International Perspective

Illustration by Andrew Dyson, theage.com.au

“The leader of a democratic country should be a symbol of that country’s values. The US rightly prides itself on the principle of justice for all. What does it say then if Bush condones torture? It says that the principle and the practice have split apart.” From “There is no excuse for torture” by Warwick McFadyen, The Age (Australia), March 7, 2008

The European Court of Human Rights (ECHR) ruled that countries cannot deport foreign nationals to countries where there would be a real risk of torture or ill-treatment. Britain argued to balance the risk of torture against the treat to national security. See “The ban stays absolute” in The Economist, February 28, 2008, or “Legal Opinion: Why governments can’t carry on turning a blind eye to torture” by Robert Verkaik, The Independent (UK), March 5, 2008

Bradbury: Torture OK if not severe and lasting

According to the acting chief of the Justice Department’s Office of Legal Counsel, Steven G. Bradbury, CIA interrogators used tactics that were “quite distressing, or uncomfortable, even frightening, but if it doesn’t involve severe physical pain, and it doesn’t last very long, it may not constitute severe physical suffering. That would be the analysis.”

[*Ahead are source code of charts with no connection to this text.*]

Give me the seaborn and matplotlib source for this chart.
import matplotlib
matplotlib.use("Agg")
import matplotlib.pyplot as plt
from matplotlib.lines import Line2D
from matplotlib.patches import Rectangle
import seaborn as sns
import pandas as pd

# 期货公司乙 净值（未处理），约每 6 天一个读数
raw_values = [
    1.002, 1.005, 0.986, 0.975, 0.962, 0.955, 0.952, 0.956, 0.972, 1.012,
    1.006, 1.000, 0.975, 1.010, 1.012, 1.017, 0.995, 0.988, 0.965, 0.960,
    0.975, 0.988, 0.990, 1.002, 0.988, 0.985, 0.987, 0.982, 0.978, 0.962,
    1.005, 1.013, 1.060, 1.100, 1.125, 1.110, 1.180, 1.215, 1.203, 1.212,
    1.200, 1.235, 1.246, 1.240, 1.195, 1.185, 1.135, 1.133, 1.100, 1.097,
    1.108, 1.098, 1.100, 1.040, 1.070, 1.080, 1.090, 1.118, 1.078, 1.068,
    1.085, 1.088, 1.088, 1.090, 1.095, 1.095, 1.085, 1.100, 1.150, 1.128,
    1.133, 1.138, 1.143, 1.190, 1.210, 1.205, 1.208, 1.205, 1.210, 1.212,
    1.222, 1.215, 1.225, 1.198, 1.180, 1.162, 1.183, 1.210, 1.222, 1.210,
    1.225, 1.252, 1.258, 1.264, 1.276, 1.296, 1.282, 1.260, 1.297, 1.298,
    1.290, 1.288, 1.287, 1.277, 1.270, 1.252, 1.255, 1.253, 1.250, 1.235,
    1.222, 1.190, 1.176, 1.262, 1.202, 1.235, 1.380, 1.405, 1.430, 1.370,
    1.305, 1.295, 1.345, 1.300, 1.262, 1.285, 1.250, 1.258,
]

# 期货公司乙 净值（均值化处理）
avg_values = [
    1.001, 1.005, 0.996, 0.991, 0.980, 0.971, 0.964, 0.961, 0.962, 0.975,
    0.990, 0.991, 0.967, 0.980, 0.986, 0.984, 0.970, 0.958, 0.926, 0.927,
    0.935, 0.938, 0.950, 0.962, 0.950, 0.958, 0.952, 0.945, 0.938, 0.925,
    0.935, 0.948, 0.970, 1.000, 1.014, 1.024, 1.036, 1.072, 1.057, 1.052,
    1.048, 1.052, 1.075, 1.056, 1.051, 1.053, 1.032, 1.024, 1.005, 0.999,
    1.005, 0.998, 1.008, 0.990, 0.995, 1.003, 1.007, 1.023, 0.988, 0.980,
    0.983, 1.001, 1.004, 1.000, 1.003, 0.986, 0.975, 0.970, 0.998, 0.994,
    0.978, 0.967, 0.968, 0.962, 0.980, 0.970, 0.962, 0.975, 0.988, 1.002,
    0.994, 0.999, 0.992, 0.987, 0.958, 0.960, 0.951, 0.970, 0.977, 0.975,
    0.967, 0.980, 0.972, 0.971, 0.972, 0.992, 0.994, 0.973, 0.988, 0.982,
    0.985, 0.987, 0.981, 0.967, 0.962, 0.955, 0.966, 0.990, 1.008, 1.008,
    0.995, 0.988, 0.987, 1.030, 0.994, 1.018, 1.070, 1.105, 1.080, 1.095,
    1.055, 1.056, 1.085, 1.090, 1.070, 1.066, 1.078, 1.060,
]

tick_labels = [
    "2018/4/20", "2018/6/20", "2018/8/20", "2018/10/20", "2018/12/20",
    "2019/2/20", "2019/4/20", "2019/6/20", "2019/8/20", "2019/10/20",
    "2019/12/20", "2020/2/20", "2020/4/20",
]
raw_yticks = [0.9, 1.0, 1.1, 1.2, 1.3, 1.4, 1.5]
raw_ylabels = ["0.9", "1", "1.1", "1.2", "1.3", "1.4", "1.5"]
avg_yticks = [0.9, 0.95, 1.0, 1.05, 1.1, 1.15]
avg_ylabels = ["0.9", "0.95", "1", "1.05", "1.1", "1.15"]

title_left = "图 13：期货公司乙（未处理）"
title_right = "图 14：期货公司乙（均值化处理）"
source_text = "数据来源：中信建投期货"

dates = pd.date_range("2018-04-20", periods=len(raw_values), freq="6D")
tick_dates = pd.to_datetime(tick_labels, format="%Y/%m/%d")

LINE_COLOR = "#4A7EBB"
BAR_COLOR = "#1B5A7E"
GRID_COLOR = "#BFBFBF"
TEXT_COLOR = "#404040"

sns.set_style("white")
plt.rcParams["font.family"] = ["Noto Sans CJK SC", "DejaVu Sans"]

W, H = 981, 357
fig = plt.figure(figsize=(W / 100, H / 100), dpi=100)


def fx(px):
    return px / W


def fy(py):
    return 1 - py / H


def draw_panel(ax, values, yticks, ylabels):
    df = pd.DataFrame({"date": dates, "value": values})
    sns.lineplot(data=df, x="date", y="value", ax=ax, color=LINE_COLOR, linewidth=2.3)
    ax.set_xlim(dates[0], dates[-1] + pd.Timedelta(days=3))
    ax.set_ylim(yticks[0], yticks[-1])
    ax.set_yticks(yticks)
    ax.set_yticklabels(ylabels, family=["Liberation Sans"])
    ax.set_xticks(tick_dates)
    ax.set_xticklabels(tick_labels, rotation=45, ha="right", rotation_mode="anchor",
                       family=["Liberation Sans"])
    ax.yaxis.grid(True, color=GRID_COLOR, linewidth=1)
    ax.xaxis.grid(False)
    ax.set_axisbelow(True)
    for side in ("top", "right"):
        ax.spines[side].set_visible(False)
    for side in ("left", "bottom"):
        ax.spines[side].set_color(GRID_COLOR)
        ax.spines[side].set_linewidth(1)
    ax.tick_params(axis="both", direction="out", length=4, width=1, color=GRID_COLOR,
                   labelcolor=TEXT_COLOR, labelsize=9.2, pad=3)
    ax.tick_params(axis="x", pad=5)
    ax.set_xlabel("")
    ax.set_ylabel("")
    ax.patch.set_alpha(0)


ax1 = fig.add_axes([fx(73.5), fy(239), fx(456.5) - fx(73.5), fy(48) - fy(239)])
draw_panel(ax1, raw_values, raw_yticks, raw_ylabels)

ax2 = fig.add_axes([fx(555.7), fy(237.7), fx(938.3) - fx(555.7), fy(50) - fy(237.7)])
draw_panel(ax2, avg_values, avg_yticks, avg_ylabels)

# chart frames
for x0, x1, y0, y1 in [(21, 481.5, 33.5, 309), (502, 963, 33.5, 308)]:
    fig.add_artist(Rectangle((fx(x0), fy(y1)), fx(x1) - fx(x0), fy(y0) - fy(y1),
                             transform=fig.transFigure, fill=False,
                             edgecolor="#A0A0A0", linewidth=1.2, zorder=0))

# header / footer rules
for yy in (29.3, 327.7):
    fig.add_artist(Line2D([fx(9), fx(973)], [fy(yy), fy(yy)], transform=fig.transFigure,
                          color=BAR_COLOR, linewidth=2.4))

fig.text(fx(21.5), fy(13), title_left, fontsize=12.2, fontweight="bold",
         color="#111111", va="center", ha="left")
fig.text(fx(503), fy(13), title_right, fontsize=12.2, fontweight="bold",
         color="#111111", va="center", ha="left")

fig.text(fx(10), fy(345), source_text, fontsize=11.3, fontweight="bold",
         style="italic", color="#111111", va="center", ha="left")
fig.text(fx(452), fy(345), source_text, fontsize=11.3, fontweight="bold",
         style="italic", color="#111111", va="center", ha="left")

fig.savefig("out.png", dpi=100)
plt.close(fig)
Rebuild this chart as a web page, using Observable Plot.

“Under the mental side,” it “requires an intent to cause prolonged mental harm. That’s a mental disorder that is extended or continuing over time.”

See the article by Dan Eggen, Washington Post, and an opinion in USA Today by Jonathan Turley, and the full video (Real Player -  1hr 16min) of the Oversight Hearing on the Justice Department’s Office of Legal Counsel, February 14, 2008.  The quotes appear at around the 36-37 min mark.